Exercise requirements: From the first line of the data below through the line bearing "const note = '5mm pupil';", reproduce each line exactly; do not include pictures.

========

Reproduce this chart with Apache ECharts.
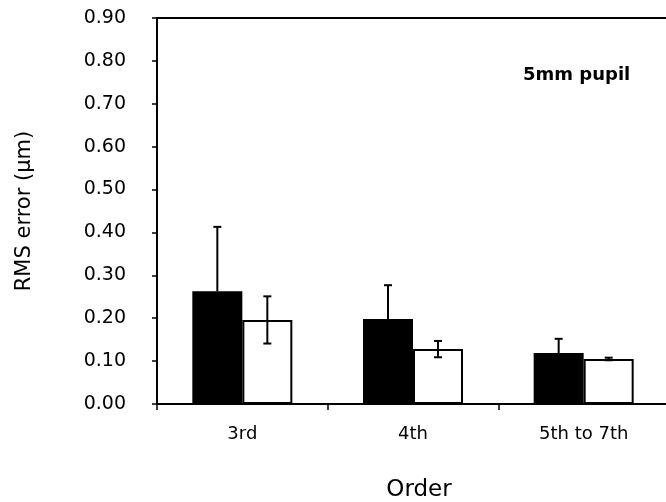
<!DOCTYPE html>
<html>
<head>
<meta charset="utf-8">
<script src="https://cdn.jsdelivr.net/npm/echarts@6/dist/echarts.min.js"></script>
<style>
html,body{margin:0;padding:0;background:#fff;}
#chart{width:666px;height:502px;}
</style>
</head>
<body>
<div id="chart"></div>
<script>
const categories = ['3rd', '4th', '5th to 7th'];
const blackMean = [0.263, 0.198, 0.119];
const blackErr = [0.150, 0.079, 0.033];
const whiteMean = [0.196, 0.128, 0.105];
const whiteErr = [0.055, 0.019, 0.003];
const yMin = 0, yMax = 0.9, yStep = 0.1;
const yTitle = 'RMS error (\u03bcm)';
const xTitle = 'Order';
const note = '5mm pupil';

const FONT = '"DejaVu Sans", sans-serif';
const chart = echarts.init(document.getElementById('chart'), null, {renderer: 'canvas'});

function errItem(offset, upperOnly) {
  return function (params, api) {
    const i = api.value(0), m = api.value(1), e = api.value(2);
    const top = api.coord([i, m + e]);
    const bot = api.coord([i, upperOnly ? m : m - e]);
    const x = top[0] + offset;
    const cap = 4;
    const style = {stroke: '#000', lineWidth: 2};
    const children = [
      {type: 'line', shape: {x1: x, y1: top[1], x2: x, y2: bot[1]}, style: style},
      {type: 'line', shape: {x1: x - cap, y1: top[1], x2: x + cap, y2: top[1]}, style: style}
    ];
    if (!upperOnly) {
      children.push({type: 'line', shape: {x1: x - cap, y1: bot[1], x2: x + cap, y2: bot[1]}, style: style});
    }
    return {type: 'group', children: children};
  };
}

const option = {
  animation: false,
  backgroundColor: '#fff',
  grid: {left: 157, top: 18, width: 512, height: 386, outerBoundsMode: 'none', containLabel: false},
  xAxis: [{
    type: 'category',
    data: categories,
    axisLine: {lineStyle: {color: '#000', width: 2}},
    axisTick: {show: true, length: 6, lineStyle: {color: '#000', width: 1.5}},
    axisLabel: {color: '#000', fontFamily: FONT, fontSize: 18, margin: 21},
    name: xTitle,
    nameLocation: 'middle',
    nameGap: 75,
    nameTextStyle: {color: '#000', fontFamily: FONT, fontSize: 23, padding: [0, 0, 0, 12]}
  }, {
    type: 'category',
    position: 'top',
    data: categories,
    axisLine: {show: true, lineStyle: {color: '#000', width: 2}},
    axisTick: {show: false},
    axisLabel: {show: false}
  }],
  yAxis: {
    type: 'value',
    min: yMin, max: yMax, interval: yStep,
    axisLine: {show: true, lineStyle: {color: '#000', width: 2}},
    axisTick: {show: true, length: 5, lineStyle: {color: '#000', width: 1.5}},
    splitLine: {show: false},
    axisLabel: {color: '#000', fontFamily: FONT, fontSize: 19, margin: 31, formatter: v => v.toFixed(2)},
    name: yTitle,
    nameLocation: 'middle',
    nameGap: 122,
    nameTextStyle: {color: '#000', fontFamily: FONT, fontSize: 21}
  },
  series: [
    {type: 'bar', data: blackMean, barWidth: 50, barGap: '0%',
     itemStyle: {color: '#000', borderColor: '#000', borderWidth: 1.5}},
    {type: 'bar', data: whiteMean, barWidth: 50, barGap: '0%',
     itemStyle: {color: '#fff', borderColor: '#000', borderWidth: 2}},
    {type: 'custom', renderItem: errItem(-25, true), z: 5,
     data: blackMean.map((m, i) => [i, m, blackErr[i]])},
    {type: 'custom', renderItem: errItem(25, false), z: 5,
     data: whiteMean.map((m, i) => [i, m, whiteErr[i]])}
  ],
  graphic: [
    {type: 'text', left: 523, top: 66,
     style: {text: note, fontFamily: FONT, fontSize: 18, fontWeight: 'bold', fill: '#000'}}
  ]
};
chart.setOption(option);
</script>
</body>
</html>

========

Result:
Reproduce this chart with Apache ECharts.
<!DOCTYPE html>
<html>
<head>
<meta charset="utf-8">
<script src="https://cdn.jsdelivr.net/npm/echarts@6/dist/echarts.min.js"></script>
<style>
html,body{margin:0;padding:0;background:#fff;}
#chart{width:666px;height:502px;}
</style>
</head>
<body>
<div id="chart"></div>
<script>
const categories = ['3rd', '4th', '5th to 7th'];
const blackMean = [0.263, 0.198, 0.119];
const blackErr = [0.150, 0.079, 0.033];
const whiteMean = [0.196, 0.128, 0.105];
const whiteErr = [0.055, 0.019, 0.003];
const yMin = 0, yMax = 0.9, yStep = 0.1;
const yTitle = 'RMS error (\u03bcm)';
const xTitle = 'Order';
const note = '5mm pupil';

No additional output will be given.